The single transistor (a later design replacement) in the Anita
Surprisingly, the Anita has a single transistor in it. An early
transistor is used in the power supply section of the machine.
It appears that the transistor was used as a component in voltage regulation
functions. In the machine in this exhibit, it seems that a newer transistor
was substituted for one that failed over time (see photo).

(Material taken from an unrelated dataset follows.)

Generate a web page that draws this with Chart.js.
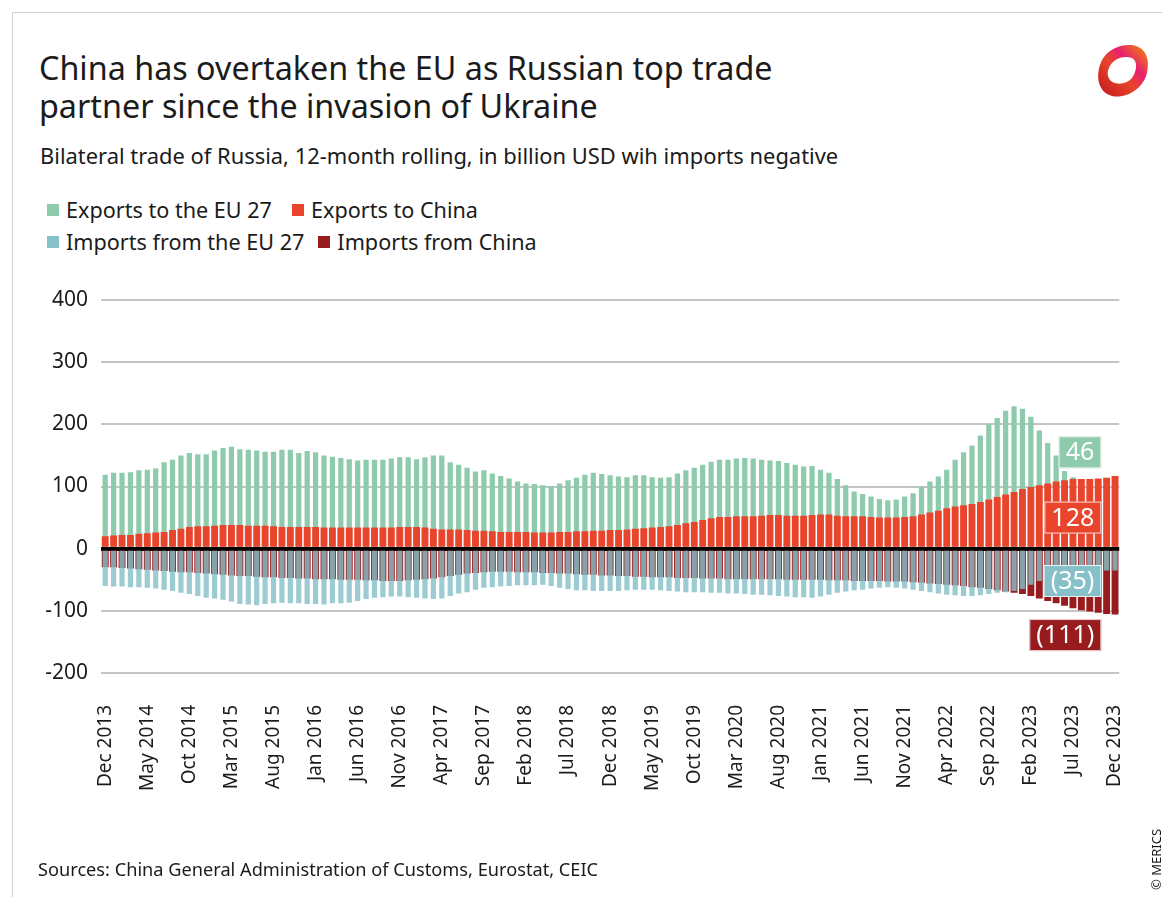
<!DOCTYPE html>
<html>
<head>
<meta charset="utf-8">
<script src="https://cdn.jsdelivr.net/npm/chart.js@4.4.1/dist/chart.umd.min.js"></script>
<style>
  body { margin: 0; width: 1162px; height: 897px; background: #fff; font-family: "Noto Sans", sans-serif; color: #1b1b1b; position: relative; overflow: hidden; }
  .frame { position: absolute; left: 12px; top: 12px; width: 1160px; height: 900px; border-top: 1px solid #d0d0d0; border-left: 1px solid #d0d0d0; }
  #title { position: absolute; left: 39px; top: 48px; font-size: 32.3px; line-height: 38px; }
  #subtitle { position: absolute; left: 40px; top: 141px; font-size: 21.9px; }
  .legend { position: absolute; left: 47px; font-size: 21.6px; white-space: nowrap; }
  .legend span.sw { display: inline-block; width: 12px; height: 12px; margin-right: 7px; vertical-align: 2px; }
  .legend span.item { margin-right: 14px; }
  #leg1 span.item:first-child { margin-right: 20px; }
  #source { position: absolute; left: 38px; top: 857px; font-size: 18.2px; }
  #credit { position: absolute; left: 1147px; top: 890px; font-size: 13px; transform: rotate(-90deg); transform-origin: 0 0; white-space: nowrap; }
  #logo { position: absolute; left: 1092px; top: 41px; }
  canvas { position: absolute; left: 0; top: 0; }
</style>
</head>
<body>
<div class="frame"></div>
<div id="title">China has overtaken the EU as Russian top trade<br>partner since the invasion of Ukraine</div>
<div id="subtitle">Bilateral trade of Russia, 12-month rolling, in billion USD wih imports negative</div>
<div class="legend" id="leg1" style="top:195px"></div>
<div class="legend" id="leg2" style="top:227px"></div>
<svg id="logo" width="60" height="60" viewBox="0 0 60 60">
  <defs>
    <linearGradient id="lg" x1="0" y1="1" x2="1" y2="0">
      <stop offset="0" stop-color="#c4161c"/>
      <stop offset="0.45" stop-color="#e8452c"/>
      <stop offset="0.65" stop-color="#e6206e"/>
      <stop offset="1" stop-color="#f39200"/>
    </linearGradient>
  </defs>
  <path d="M8 24 C12 10 26 3 40 4 C54 6 58 18 55 32 C51 48 34 58 20 55 C6 51 4 36 8 24 Z" fill="url(#lg)"/>
  <path d="M17 27 C20 19 30 14 40 17 C46 20 45 30 40 37 C34 44 24 44 19 40 C15 36 15 31 17 27 Z" fill="#fff"/>
</svg>
<canvas id="chart" width="1162" height="897"></canvas>
<div id="source">Sources: China General Administration of Customs, Eurostat, CEIC</div>
<div id="credit">© MERICS</div>

<script>
const monthNames = ['Jan', 'Feb', 'Mar', 'Apr', 'May', 'Jun', 'Jul', 'Aug', 'Sep', 'Oct', 'Nov', 'Dec'];
const firstMonth = 11; // Dec
const firstYear = 2013;
const monthCount = 121;
const labelEvery = 5;

const categories = [];
for (let k = 0; k < monthCount; k++) {
    const m = firstMonth + k;
    categories.push(monthNames[m % 12] + ' ' + (firstYear + Math.floor(m / 12)));
}

const exportsEU = [
    119, 122, 122, 123, 126, 127, 129, 139, 143, 150,
    154, 152, 152, 158, 162, 164, 160, 159, 158, 156,
    156, 159, 159, 154, 157, 155, 150, 148, 146, 144,
    142, 143, 143, 143, 145, 147, 147, 144, 147, 150,
    150, 139, 135, 130, 124, 126, 121, 117, 113, 108,
    105, 104, 102, 101, 105, 110, 114, 119, 122, 120,
    118, 116, 115, 118, 118, 115, 114, 115, 121, 126,
    130, 135, 140, 143, 143, 145, 146, 145, 143, 142,
    141, 138, 135, 132, 133, 127, 122, 112, 102, 92,
    88, 84, 80, 78, 79, 84, 89, 100, 108, 116,
    127, 143, 155, 166, 182, 200, 210, 222, 229, 225,
    212, 190, 170, 150, 125, 115, 100, 85, 70, 58, 46
];

const exportsChina = [
    20, 21, 22, 22, 24, 25, 26, 27, 30, 32,
    35, 36, 36, 37, 38, 38, 38, 37, 37, 37,
    36, 35, 35, 35, 35, 35, 34, 34, 34, 34,
    34, 34, 34, 34, 34, 35, 35, 35, 34, 32,
    31, 31, 31, 30, 29, 29, 28, 27, 27, 27,
    27, 26, 26, 26, 27, 27, 28, 28, 29, 29,
    30, 30, 31, 32, 33, 34, 35, 36, 38, 41,
    43, 46, 49, 51, 51, 52, 52, 52, 53, 54,
    54, 53, 53, 53, 54, 55, 55, 53, 52, 52,
    52, 51, 50, 50, 50, 51, 52, 55, 58, 61,
    65, 68, 70, 72, 75, 79, 83, 87, 91, 96,
    99, 102, 105, 108, 110, 112, 112, 112, 113, 114, 117
];

const importsEU = [
    -60, -61, -61, -62, -62, -63, -64, -66, -68, -71,
    -73, -76, -79, -80, -82, -85, -89, -90, -91, -89,
    -88, -87, -88, -88, -89, -89, -90, -88, -88, -87,
    -84, -81, -79, -78, -77, -77, -78, -79, -80, -81,
    -80, -76, -72, -70, -66, -63, -62, -61, -60, -59,
    -59, -59, -58, -60, -63, -65, -67, -67, -68, -68,
    -68, -68, -67, -66, -66, -66, -67, -68, -69, -70,
    -70, -70, -71, -71, -72, -72, -73, -74, -74, -75,
    -76, -77, -78, -78, -79, -77, -74, -71, -69, -67,
    -66, -64, -63, -62, -63, -64, -66, -68, -70, -72,
    -74, -75, -76, -76, -75, -73, -71, -70, -68, -65,
    -58, -52, -48, -45, -42, -40, -38, -37, -36, -35, -35
];

const importsChina = [
    -30, -30, -31, -32, -33, -34, -35, -36, -37, -38,
    -38, -39, -40, -41, -42, -43, -44, -44, -45, -46,
    -46, -47, -47, -48, -48, -49, -49, -49, -50, -50,
    -50, -51, -51, -52, -52, -52, -51, -50, -49, -48,
    -46, -44, -42, -40, -39, -38, -37, -37, -37, -38,
    -38, -38, -39, -39, -40, -40, -41, -42, -42, -43,
    -43, -44, -44, -45, -45, -46, -46, -46, -47, -47,
    -47, -48, -48, -48, -49, -49, -49, -49, -49, -49,
    -49, -50, -50, -50, -50, -50, -51, -51, -51, -52,
    -52, -52, -52, -53, -53, -53, -54, -55, -56, -57,
    -58, -59, -60, -62, -63, -65, -67, -69, -71, -73,
    -76, -80, -84, -88, -92, -96, -99, -101, -103, -105, -106
];

const seriesNames = ['Exports to the EU 27', 'Exports to China', 'Imports from the EU 27', 'Imports from China'];
const endLabels = ['46', '128', '(35)', '(111)'];

const GREEN = '#8ecbad';
const RED = '#e8452c';
const BLUE = '#86c0c8';
const DARKRED = '#981b1e';
const colors = [GREEN, RED, BLUE, DARKRED];
const FONT = '"Noto Sans", sans-serif';

// html legend, two rows like the original
function legendItem(i) {
    return `<span class="item"><span class="sw" style="background:${colors[i]}"></span>${seriesNames[i]}</span>`;
}
document.getElementById('leg1').innerHTML = legendItem(0) + legendItem(1);
document.getElementById('leg2').innerHTML = legendItem(2) + legendItem(3);

// value boxes at the right end of the bars
const endBoxes = {
    id: 'endBoxes',
    afterDraw(chart) {
        const { ctx, chartArea, scales } = chart;
        const anchors = [155, 50, -52, -139];
        ctx.save();
        ctx.font = '25px ' + FONT;
        ctx.textBaseline = 'middle';
        ctx.textAlign = 'center';
        endLabels.forEach((txt, i) => {
            const w = ctx.measureText(txt).width + 14;
            const h = 32;
            const right = chartArea.right - 18;
            const cy = scales.y.getPixelForValue(anchors[i]);
            ctx.fillStyle = colors[i];
            ctx.fillRect(right - w, cy - h / 2, w, h);
            ctx.strokeStyle = 'rgba(255,255,255,0.8)';
            ctx.lineWidth = 1;
            ctx.strokeRect(right - w + 0.5, cy - h / 2 + 0.5, w - 1, h - 1);
            ctx.fillStyle = '#fff';
            ctx.fillText(txt, right - w / 2, cy + 1);
        });
        ctx.restore();
    }
};

const ctx = document.getElementById('chart').getContext('2d');
new Chart(ctx, {
    type: 'bar',
    data: {
        labels: categories,
        datasets: [
            { label: seriesNames[0], data: exportsEU, backgroundColor: GREEN, grouped: false, order: 2, barPercentage: 0.62, categoryPercentage: 1 },
            { label: seriesNames[1], data: exportsChina, backgroundColor: RED, grouped: false, order: 1, barPercentage: 0.82, categoryPercentage: 1 },
            { label: seriesNames[2], data: importsEU, backgroundColor: 'rgba(134,192,200,0.82)', grouped: false, order: 3, barPercentage: 0.62, categoryPercentage: 1 },
            { label: seriesNames[3], data: importsChina, backgroundColor: DARKRED, grouped: false, order: 4, barPercentage: 0.82, categoryPercentage: 1 }
        ]
    },
    options: {
        responsive: false,
        animation: false,
        layout: { padding: { left: 41, right: 39, top: 300, bottom: 94 } },
        scales: {
            x: {
                grid: { display: false },
                border: { display: false },
                ticks: {
                    autoSkip: false,
                    maxRotation: 90,
                    minRotation: 90,
                    padding: 24,
                    color: '#1b1b1b',
                    font: { family: FONT, size: 19 },
                    callback: function(value, index) {
                        return index % labelEvery === 0 ? categories[index] : null;
                    }
                },
                afterFit: scale => { scale.height = 130; }
            },
            y: {
                min: -200,
                max: 400,
                z: 1,
                border: { display: false },
                grid: {
                    drawTicks: false,
                    color: ctx => ctx.tick && ctx.tick.value === 0 ? '#000' : 'rgba(190,190,190,0.9)',
                    lineWidth: ctx => ctx.tick && ctx.tick.value === 0 ? 4 : 2
                },
                ticks: {
                    stepSize: 100,
                    padding: 13,
                    color: '#1b1b1b',
                    font: { family: FONT, size: 21 }
                },
                afterFit: scale => { scale.width = 60; }
            }
        },
        plugins: {
            legend: { display: false },
            tooltip: { enabled: false }
        }
    },
    plugins: [endBoxes]
});
</script>
</body>
</html>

It is clear that
this was not an add-on done at a later date, because a pictogram showing
the transistor case outline is clearly shown in blue on the circuit board.

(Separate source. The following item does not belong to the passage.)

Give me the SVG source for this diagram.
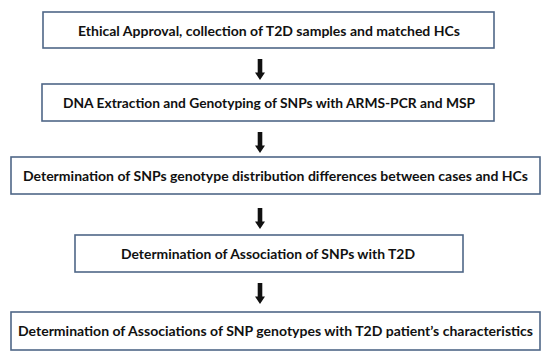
<svg xmlns="http://www.w3.org/2000/svg" width="550" height="362" viewBox="0 0 550 362">
<style>
.box{fill:#ffffff;stroke:#4f6787;stroke-width:1.6}
.t{font-family:Lato,"Open Sans","Liberation Sans",sans-serif;font-weight:bold;font-size:14px;fill:#111111}
.arr{fill:#111111}
</style>
<defs>
<path id="arrow" d="M-2.3,0 L2.3,0 L2.3,13.5 L5,13.5 L0,21 L-5,13.5 L-2.3,13.5 Z"/>
</defs>
<rect width="550" height="362" fill="#ffffff"/>
<g id="connectors">
<use href="#arrow" class="arr" x="260" y="59"/>
<use href="#arrow" class="arr" x="260" y="132"/>
<use href="#arrow" class="arr" x="260" y="208"/>
<use href="#arrow" class="arr" x="260" y="283"/>
</g>
<g id="node1">
<rect class="box" x="43" y="12" width="451" height="36"/>
<text class="t" x="78" y="36" textLength="382" lengthAdjust="spacingAndGlyphs">Ethical Approval, collection of T2D samples and matched HCs</text>
</g>
<g id="node2">
<rect class="box" x="42" y="84" width="452" height="37"/>
<text class="t" x="63" y="108" textLength="412" lengthAdjust="spacingAndGlyphs">DNA Extraction and Genotyping of SNPs with ARMS-PCR and MSP</text>
</g>
<g id="node3">
<rect class="box" x="11" y="157" width="529" height="37"/>
<text class="t" x="23" y="180.5" textLength="505" lengthAdjust="spacingAndGlyphs">Determination of SNPs genotype distribution differences between cases and HCs</text>
</g>
<g id="node4">
<rect class="box" x="75" y="235" width="388" height="37"/>
<text class="t" x="121" y="258.5" textLength="294" lengthAdjust="spacingAndGlyphs">Determination of Association of SNPs with T2D</text>
</g>
<g id="node5">
<rect class="box" x="11" y="312" width="529" height="38"/>
<text class="t" x="18" y="336" textLength="515" lengthAdjust="spacingAndGlyphs">Determination of Associations of SNP genotypes with T2D patient’s characteristics</text>
</g>
</svg>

A closer view of the Anita C/VIII Keyboard
A View with keyboard swung out of the way
A view of the back side of the keyboard assembly
External Device Interface Connector
A profile view of the Anita C/VIII
This particular Anita C/VIII is serial number 3108. It isn't known exactly how many of these machines were built, but in a paper presented by Norbert Kitz in early 1964, he mentioned that there were sales of 10,000 units per year. Given that production began in 1961, and that the sales of the machine likely continued at least into the 1967 time frame, it could be that 50,000 to 60,000 of these machines were built. However, with transistor technology advancing so quickly during the mid-'60's, it was assured that the days of tube-based calculators were numbered, even before the Anita was put on the market. Transistorized circuitry and advances in circuit board technology made a machine like the C/VIII economically un-competitive in a relatively short time. Even so, the machine was still being marketed as late as 1967. A company in the US, Inter-Continental Trading, imported and marketed the machines in the US. The machines marketed by Inter-Continental must have had power supply modifications in order to operate on the US power grid.